Atonement Ritual
Embrace of Thorns
- Style
- Black Metal
- Label
- NWN Productions
- Year
- 2009
- Reviewed by
- Charles
This can only appeal to those with a masochistic desire to open their ears up as a lobey common room for minute sewage-shovellers. The riffs are dense, and often have a very strong flavour of rancid death metal. They can be truly blistering but the necro ethos leaves them sometimes sounding queasily weak, like the victim of a Texas funeral. Rarely is this better illustrated than on Perdition Hammer, in which Deicide-like guitar hammering is haunted by pale-faced, reverb-heavy lead noodling, which serves little purpose but to give the whole thing a sense of unease.

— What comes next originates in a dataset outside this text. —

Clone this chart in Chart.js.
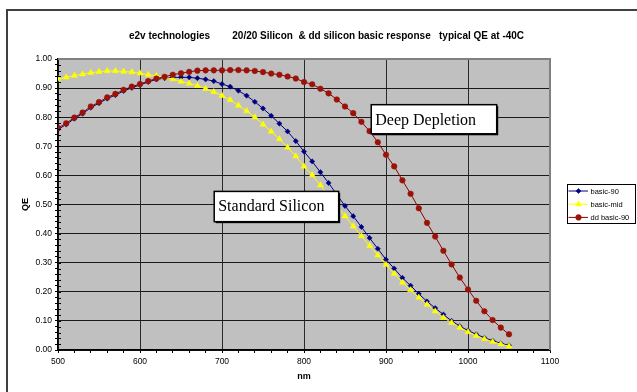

The song trails off unexpectedly and immediately in the middle of a riff, like someone dying before they finish a.
…
All of which, as any black metal lover will understand, very much adds to its appeal. Atonement Ritual really works, from the hammy but reliable ambient horror diversions that open and close the album, to the grandiose doomy plodding of Tombs of the Desecrated Zealots, among others. Indeed, it’s these slower moments that really elevate this. Venom in Veins’s opening staggers along, even allowing a sense of groove to emerge, like Burzum’s Lost Wisdom, for example, but the dripping-with-pus guitar tone of a corpsepainted Obituary. These passages sound utterly rotten but simultaneously imposing, like the Necronomicon from the Evil Dead films. Embrace of Thorns shamble through an album of murky black metal with black blood pouring from their noses and orange-sized welters under their arms; if you are wondering about music for your next children’s party or wedding reception, why not give it a try?